▶ What needs to be done: Carry none of the pictures over; write out the complete data exactly.

▶ Given data:
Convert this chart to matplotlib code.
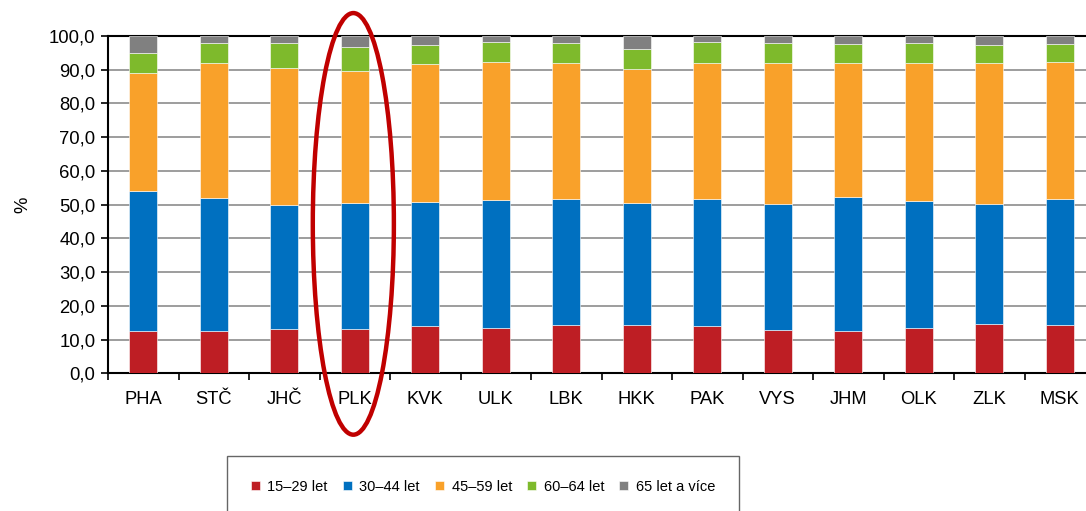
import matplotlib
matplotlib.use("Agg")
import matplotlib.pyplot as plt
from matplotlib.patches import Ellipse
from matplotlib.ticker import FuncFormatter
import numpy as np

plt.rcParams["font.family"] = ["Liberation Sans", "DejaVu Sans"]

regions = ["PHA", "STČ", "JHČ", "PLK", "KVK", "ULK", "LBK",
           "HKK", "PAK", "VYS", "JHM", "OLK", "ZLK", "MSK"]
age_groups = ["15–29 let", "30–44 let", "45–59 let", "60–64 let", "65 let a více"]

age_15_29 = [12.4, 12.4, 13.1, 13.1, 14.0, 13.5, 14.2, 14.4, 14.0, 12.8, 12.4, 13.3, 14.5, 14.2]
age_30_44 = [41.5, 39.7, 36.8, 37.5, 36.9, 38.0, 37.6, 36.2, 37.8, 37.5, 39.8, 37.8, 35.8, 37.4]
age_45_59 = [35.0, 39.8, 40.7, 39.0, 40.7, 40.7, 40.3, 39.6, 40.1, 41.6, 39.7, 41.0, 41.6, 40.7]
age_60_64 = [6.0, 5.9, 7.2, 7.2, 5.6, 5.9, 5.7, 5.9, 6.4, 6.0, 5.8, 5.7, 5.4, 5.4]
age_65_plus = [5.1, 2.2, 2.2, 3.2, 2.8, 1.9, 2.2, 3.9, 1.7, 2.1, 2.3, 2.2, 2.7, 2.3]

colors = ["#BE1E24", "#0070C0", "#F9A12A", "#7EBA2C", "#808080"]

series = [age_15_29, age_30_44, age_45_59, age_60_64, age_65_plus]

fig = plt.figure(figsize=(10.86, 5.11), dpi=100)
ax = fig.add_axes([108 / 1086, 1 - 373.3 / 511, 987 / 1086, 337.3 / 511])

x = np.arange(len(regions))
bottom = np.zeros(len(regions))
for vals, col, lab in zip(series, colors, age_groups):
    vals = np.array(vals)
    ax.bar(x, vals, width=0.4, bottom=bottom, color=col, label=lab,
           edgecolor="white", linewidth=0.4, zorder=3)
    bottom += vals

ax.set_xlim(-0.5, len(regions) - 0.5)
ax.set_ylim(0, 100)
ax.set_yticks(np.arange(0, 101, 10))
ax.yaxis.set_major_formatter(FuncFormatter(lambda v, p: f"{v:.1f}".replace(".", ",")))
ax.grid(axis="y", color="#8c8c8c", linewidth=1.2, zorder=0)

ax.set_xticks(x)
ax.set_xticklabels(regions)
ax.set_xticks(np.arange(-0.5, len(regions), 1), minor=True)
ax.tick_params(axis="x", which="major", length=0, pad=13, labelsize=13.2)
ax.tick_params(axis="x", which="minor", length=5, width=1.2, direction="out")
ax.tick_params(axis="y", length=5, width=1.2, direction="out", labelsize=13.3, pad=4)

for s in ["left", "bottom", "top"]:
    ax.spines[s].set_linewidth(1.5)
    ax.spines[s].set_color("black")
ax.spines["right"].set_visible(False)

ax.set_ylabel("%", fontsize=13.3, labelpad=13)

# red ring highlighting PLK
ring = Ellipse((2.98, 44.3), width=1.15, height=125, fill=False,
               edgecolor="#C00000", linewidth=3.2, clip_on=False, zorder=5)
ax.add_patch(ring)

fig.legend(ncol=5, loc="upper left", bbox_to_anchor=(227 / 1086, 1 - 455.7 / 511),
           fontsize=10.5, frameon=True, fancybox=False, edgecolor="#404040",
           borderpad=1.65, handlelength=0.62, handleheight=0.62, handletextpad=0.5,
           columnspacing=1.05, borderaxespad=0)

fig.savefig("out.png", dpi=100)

▶ Answer to this problem:
Convert this chart to matplotlib code.
import matplotlib
matplotlib.use("Agg")
import matplotlib.pyplot as plt
from matplotlib.patches import Ellipse
from matplotlib.ticker import FuncFormatter
import numpy as np

plt.rcParams["font.family"] = ["Liberation Sans", "DejaVu Sans"]

regions = ["PHA", "STČ", "JHČ", "PLK", "KVK", "ULK", "LBK",
           "HKK", "PAK", "VYS", "JHM", "OLK", "ZLK", "MSK"]
age_groups = ["15–29 let", "30–44 let", "45–59 let", "60–64 let", "65 let a více"]

age_15_29 = [12.4, 12.4, 13.1, 13.1, 14.0, 13.5, 14.2, 14.4, 14.0, 12.8, 12.4, 13.3, 14.5, 14.2]
age_30_44 = [41.5, 39.7, 36.8, 37.5, 36.9, 38.0, 37.6, 36.2, 37.8, 37.5, 39.8, 37.8, 35.8, 37.4]
age_45_59 = [35.0, 39.8, 40.7, 39.0, 40.7, 40.7, 40.3, 39.6, 40.1, 41.6, 39.7, 41.0, 41.6, 40.7]
age_60_64 = [6.0, 5.9, 7.2, 7.2, 5.6, 5.9, 5.7, 5.9, 6.4, 6.0, 5.8, 5.7, 5.4, 5.4]
age_65_plus = [5.1, 2.2, 2.2, 3.2, 2.8, 1.9, 2.2, 3.9, 1.7, 2.1, 2.3, 2.2, 2.7, 2.3]

colors = ["#BE1E24", "#0070C0", "#F9A12A", "#7EBA2C", "#808080"]

series = [age_15_29, age_30_44, age_45_59, age_60_64, age_65_plus]

fig = plt.figure(figsize=(10.86, 5.11), dpi=100)
ax = fig.add_axes([108 / 1086, 1 - 373.3 / 511, 987 / 1086, 337.3 / 511])

x = np.arange(len(regions))
bottom = np.zeros(len(regions))
for vals, col, lab in zip(series, colors, age_groups):
    vals = np.array(vals)
    ax.bar(x, vals, width=0.4, bottom=bottom, color=col, label=lab,
           edgecolor="white", linewidth=0.4, zorder=3)
    bottom += vals

ax.set_xlim(-0.5, len(regions) - 0.5)
ax.set_ylim(0, 100)
ax.set_yticks(np.arange(0, 101, 10))
ax.yaxis.set_major_formatter(FuncFormatter(lambda v, p: f"{v:.1f}".replace(".", ",")))
ax.grid(axis="y", color="#8c8c8c", linewidth=1.2, zorder=0)

ax.set_xticks(x)
ax.set_xticklabels(regions)
ax.set_xticks(np.arange(-0.5, len(regions), 1), minor=True)
ax.tick_params(axis="x", which="major", length=0, pad=13, labelsize=13.2)
ax.tick_params(axis="x", which="minor", length=5, width=1.2, direction="out")
ax.tick_params(axis="y", length=5, width=1.2, direction="out", labelsize=13.3, pad=4)

for s in ["left", "bottom", "top"]:
    ax.spines[s].set_linewidth(1.5)
    ax.spines[s].set_color("black")
ax.spines["right"].set_visible(False)

ax.set_ylabel("%", fontsize=13.3, labelpad=13)

# red ring highlighting PLK
ring = Ellipse((2.98, 44.3), width=1.15, height=125, fill=False,
               edgecolor="#C00000", linewidth=3.2, clip_on=False, zorder=5)
ax.add_patch(ring)

fig.legend(ncol=5, loc="upper left", bbox_to_anchor=(227 / 1086, 1 - 455.7 / 511),
           fontsize=10.5, frameon=True, fancybox=False, edgecolor="#404040",
           borderpad=1.65, handlelength=0.62, handleheight=0.62, handletextpad=0.5,
           columnspacing=1.05, borderaxespad=0)

fig.savefig("out.png", dpi=100)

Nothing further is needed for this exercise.